BON IVER - Bon Iver, Bon Iver
The story (at least as much as we all care to know of it) starts with a relatively unknown American indie musician with a voice self-described as sounding "like Hootie". After playing in and out of several different acts, he retreats to a cabin in the woods, resorts to a falsetto, and records a self-released album of hushed, introverted folk tunes. It could have ended up like this, people. Instead, it not only resulted in a breakthrough LP (2007/08's For Emma, Forever Ago), but then sent one Justin Vernon onto a myriad of other projects, including the playful indie R&B of Gayngs and, most famously, recording in the studio with Kanye West.
OK, I know—you guys know all of this already. But do you know what really happened in that cabin in the woods? Did Vernon manage to slay his inner Hootie to become the mighty Bon Iver? Or did he actually just morph that trait into a form more pleasing—and deceiving—to our confidently discerning ears? Maybe I'm being a touch facetious in saying so, but the new self-titled release, Bon Iver, Bon Iver, kind of suggests the latter.
In the midst of a period of debate that is seeing the album become one of the year's more divisive releases, it's not unfair to state that Bon Iver is really just adult-contemporary music for hipsters. And furthermore, that's not actually a bad thing; it just is what it is—and after a lifetime of pooping all over major-label MOR balladry, we should really take our lumps and own up to it.
When I listen to Bon Iver, Bon Iver—and especially the already much-maligned Hornsby/Marx-ian ballad, "Beth/Rest"—I'm reminded of Carl Wilson's exceptional 33 1/3 book, A Journey To The End Of Taste. Among other things, that book was about attempting to get to heart of what informs people's musical taste—especially concerning critics. Why is "My Heart Will Go On" so insufferable? What buttons does it push that, say, Scott Walker's 4 doesn't (and vice versa)? And would we be better off at least attempting to accept Dion's popularity (if not embrace it)?
Clearly, many critics already feel that Bon Iver is well worth the uninitiated embracing.
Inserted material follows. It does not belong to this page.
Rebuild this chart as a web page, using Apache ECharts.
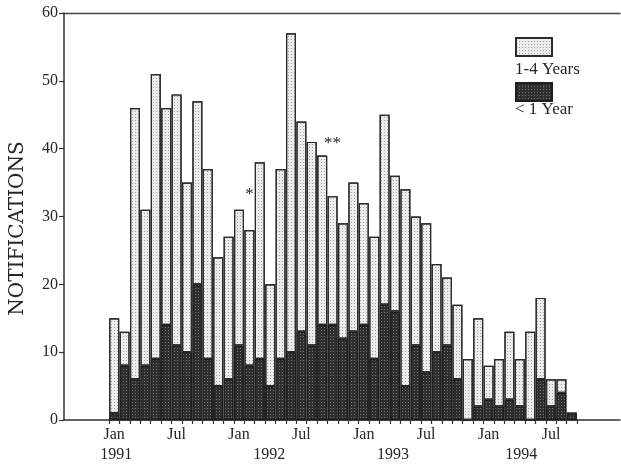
<!DOCTYPE html>
<html>
<head>
<meta charset="utf-8">
<script src="https://cdn.jsdelivr.net/npm/echarts@6/dist/echarts.min.js"></script>
<style>
  html, body { margin: 0; padding: 0; background: #ffffff; }
  #chart { width: 621px; height: 465px; }
</style>
</head>
<body>
<div id="chart"></div>
<script>
// ---- data ----
var monthNames = ['Jan','Feb','Mar','Apr','May','Jun','Jul','Aug','Sep','Oct','Nov','Dec'];
var years = [1991, 1992, 1993, 1994];
var categories = [];
for (var y = 0; y < years.length; y++) {
  for (var m = 0; m < 12; m++) {
    if (years[y] === 1994 && m > 8) break;
    categories.push(monthNames[m] + ' ' + years[y]);
  }
}
// "< 1 Year" notifications (dark, bottom of stack)
var underOne = [1, 8, 6, 8, 9, 14, 11, 10, 20, 9, 5, 6,
                11, 8, 9, 5, 9, 10, 13, 11, 14, 14, 12, 13,
                14, 9, 17, 16, 5, 11, 7, 10, 11, 6, 0, 2,
                3, 2, 3, 2, 0, 6, 2, 4, 1];
// "1-4 Years" notifications (light, top of stack)
var oneToFour = [14, 5, 40, 23, 42, 32, 37, 25, 27, 28, 19, 21,
                 20, 20, 29, 15, 28, 47, 31, 30, 25, 19, 17, 22,
                 18, 18, 28, 20, 29, 19, 22, 13, 10, 11, 9, 13,
                 5, 7, 10, 7, 13, 12, 4, 2, 0];
var yTicks = [0, 10, 20, 30, 40, 50, 60];
// year labels placed along the month axis (fractional month index)
var yearLabelAt = [0.2, 14.9, 26.8, 39.15];
// asterisk annotations
var asteriskText = ['*', '**'];
var asteriskMonth = [13, 21];
var asteriskValue = [33.3, 40.8];

var FONT = 'Liberation Serif';
var INK = '#262626';

var chart = echarts.init(document.getElementById('chart'), null, { renderer: 'canvas' });

var lightStyle = {
  color: '#ececec',
  borderColor: '#2b2b2b',
  borderWidth: 1.2,
  decal: { symbol: 'rect', symbolSize: 1, color: 'rgba(0,0,0,0.3)', dashArrayX: [1, 2], dashArrayY: [1, 2], rotation: 0 }
};
var darkStyle = {
  color: '#2f2f2f',
  borderColor: '#1e1e1e',
  borderWidth: 1.2,
  decal: { symbol: 'rect', symbolSize: 1, color: 'rgba(255,255,255,0.33)', dashArrayX: [1, 2], dashArrayY: [1, 2], rotation: 0 }
};

var option = {
  backgroundColor: '#ffffff',
  animation: false,
  textStyle: { fontFamily: FONT, color: INK },
  grid: [
    { left: 63, right: 1, top: 13, bottom: 45 },
    { left: 109, width: 468, top: 13, bottom: 45 }
  ],
  legend: [
    {
      data: ['1-4 Years'], left: 515, top: 37, padding: 0,
      itemWidth: 36, itemHeight: 18, icon: 'rect', selectedMode: false,
      formatter: function () { return ''; }
    },
    {
      data: ['< 1 Year'], left: 515, top: 82, padding: 0,
      itemWidth: 36, itemHeight: 18, icon: 'rect', selectedMode: false,
      formatter: function () { return ''; }
    }
  ],
  graphic: [
    { type: 'text', left: 515, top: 61, style: { text: '1-4 Years', font: '17px "' + FONT + '"', fill: INK } },
    { type: 'text', left: 515, top: 101, style: { text: '< 1 Year', font: '17px "' + FONT + '"', fill: INK } }
  ],
  xAxis: [
    { // frame bottom line
      gridIndex: 0, type: 'value', min: 0, max: 1, position: 'bottom',
      axisLine: { show: true, lineStyle: { color: '#333', width: 1.5 } },
      axisTick: { show: false }, axisLabel: { show: false }, splitLine: { show: false }
    },
    { // frame top line
      gridIndex: 0, type: 'value', min: 0, max: 1, position: 'top',
      axisLine: { show: true, lineStyle: { color: '#444', width: 1.3 } },
      axisTick: { show: false }, axisLabel: { show: false }, splitLine: { show: false }
    },
    { // months
      gridIndex: 1, type: 'category', data: categories, position: 'bottom',
      axisLine: { show: true, lineStyle: { color: '#333', width: 1.5 } },
      axisTick: { show: true, interval: 0, length: 4, lineStyle: { color: '#333', width: 1.2 } },
      axisLabel: {
        interval: function (i) { return i % 6 === 0; },
        formatter: function (v) { return v.split(' ')[0]; },
        margin: 7, fontSize: 16, fontFamily: FONT, color: INK
      },
      splitLine: { show: false }
    },
    { // years
      gridIndex: 1, type: 'value', min: -0.5, max: 44.5, position: 'bottom',
      axisLine: { show: false }, axisTick: { show: false }, splitLine: { show: false },
      axisLabel: {
        customValues: yearLabelAt,
        formatter: function (v) {
          var best = 0;
          for (var i = 0; i < yearLabelAt.length; i++) {
            if (Math.abs(yearLabelAt[i] - v) < Math.abs(yearLabelAt[best] - v)) best = i;
          }
          return String(years[best]);
        },
        margin: 27, fontSize: 16, fontFamily: FONT, color: INK
      }
    }
  ],
  yAxis: [
    {
      gridIndex: 0, type: 'value', min: 0, max: 60, interval: 10,
      name: 'NOTIFICATIONS', nameLocation: 'middle', nameRotate: 90, nameGap: 36,
      nameTextStyle: { fontSize: 20, fontFamily: 'DejaVu Serif', color: INK, padding: [0, 24, 0, 0] },
      axisLine: { show: true, lineStyle: { color: '#333', width: 1.5 } },
      axisTick: { show: true, length: 5, lineStyle: { color: '#333', width: 1.2 } },
      axisLabel: { margin: 6, fontSize: 16, fontFamily: FONT, color: INK,
        formatter: function (v) { return yTicks.indexOf(v) >= 0 ? String(v) : ''; } },
      splitLine: { show: false }
    },
    {
      gridIndex: 1, type: 'value', min: 0, max: 60, interval: 10, show: false
    }
  ],
  series: [
    {
      name: '< 1 Year', type: 'bar', stack: 'age', xAxisIndex: 2, yAxisIndex: 1,
      barWidth: 10, data: underOne, itemStyle: darkStyle
    },
    {
      name: '1-4 Years', type: 'bar', stack: 'age', xAxisIndex: 2, yAxisIndex: 1,
      barWidth: 10, data: oneToFour, itemStyle: lightStyle,
      markPoint: {
        symbol: 'circle', symbolSize: 1,
        itemStyle: { color: 'rgba(0,0,0,0)' },
        label: { show: true, position: 'inside', fontSize: 17, fontFamily: FONT, color: INK,
          formatter: function (p) { return p.name; } },
        data: asteriskText.map(function (t, i) {
          return { name: t, coord: [categories[asteriskMonth[i]], asteriskValue[i]] };
        })
      }
    }
  ]
};
chart.setOption(option);
</script>
</body>
</html>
I mean, c'mon! Listen to the guy's voice, for chrissakes: It's gorgeous!! And it is. But even beyond the rather distasteful Korg keyboards of "Beth/Rest", Bon Iver, Bon Iver is loaded with many instrumental tones (especially on guitar) that frankly sound thin and weak. Lyrically, its sentiments are so lost in oblique imagery (you can read them all here), that they potentially become as grating as the obvious platitudes of a Diane Warren hit. Ultimately, both styles fail to achieve that magical intersection of immediate resonance and evolving, transferrable meaning that characterize truly great song lyrics.
This isn't an attempt to discredit what is a quite lovely album with which I'm deeply entranced. I absolutely recommend this record. Rather—and hopefully in the spirit of Wilson's book—it's a reminder to us so-called serious music fans that we also like crap, too. It's just that instead of being clearly constructed of blatant greeting card sentiments and chest-thumping orchestral crescendoes, our "crap" is just harder to understand. It's full of ridiculously muddled words littered with emotional signposts that really lead nowhere. It features instrumentation often unnecessarily strangulated of bright colours and definition, as though to assure us that our emotional states are more poignant, mysterious, hard-fought and honest.
Of course, they're not. But when we listen to a record like Bon Iver, we truly do believe that they are. And that, ladies and gentlemen, is the power of music.